On Wednesday 16 March 2011 21:41:25 Peter Bailey wrote:
> Hello,
> I've got some enormous RTF files and I need to get a count of the number
> of footnotes in them. So, I'm trying this:
> 
> Dir.chdir("T:/rtf")
> file_contents = File.read("1.rtf")
>  count = file_contents.count "\footnote"
>  puts count
> 
> I'm getting an enormous value (115683) in the hundreds of thousands.
> And, with my text editor, I know that there are only hundreds (582). Can
> someone please explain why this is happening?
> 
> Thanks,
> Peter

String#count doesn't work the way you expect.
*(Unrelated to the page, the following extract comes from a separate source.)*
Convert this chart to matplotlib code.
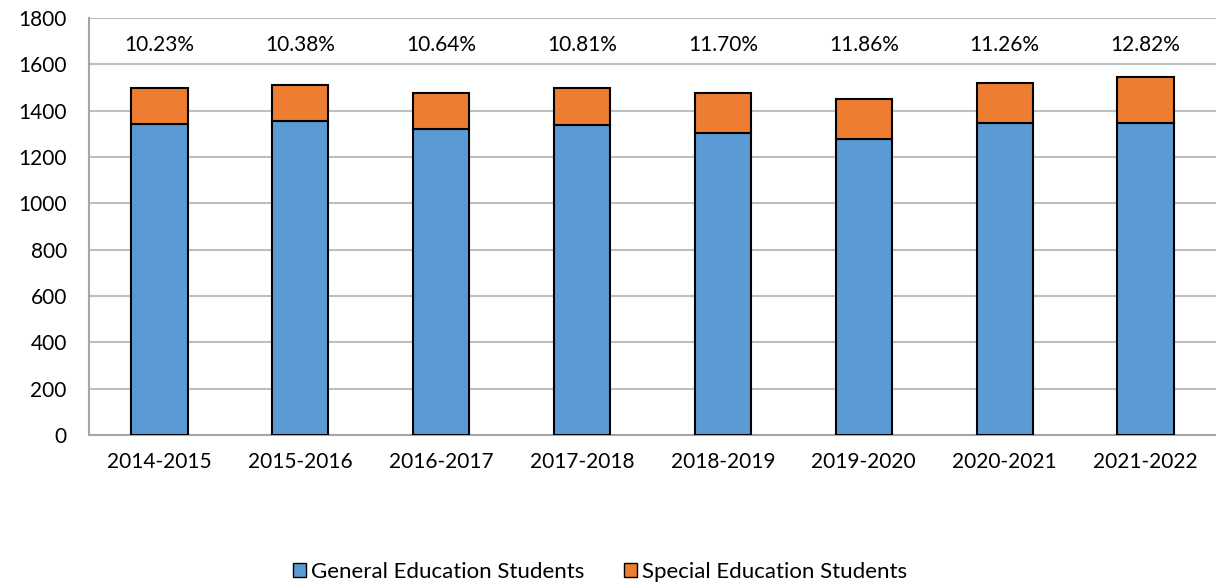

It doesn't count the number of 
occurrences of the argument in the receiver, but the number of occurrences of 
any one of the characters making up the argument. For example:

"ab ac ad".count "ab"
=> 4

"ab ac ad".count "ae"
=> 3

In the first examples, 4 is obtained by summing the 3 occurrences of 'a' and 
the one occurrence of 'b'. In the second, 'e' is never found, so only the 
three occurrences of 'a' are returned. For other examples, see the ri 
documentation for String#count

To obtain what you want, you can use

file_contents.scan(/\\footnote/).count

I don't know if there's a better way.

I hope this helps

Stefano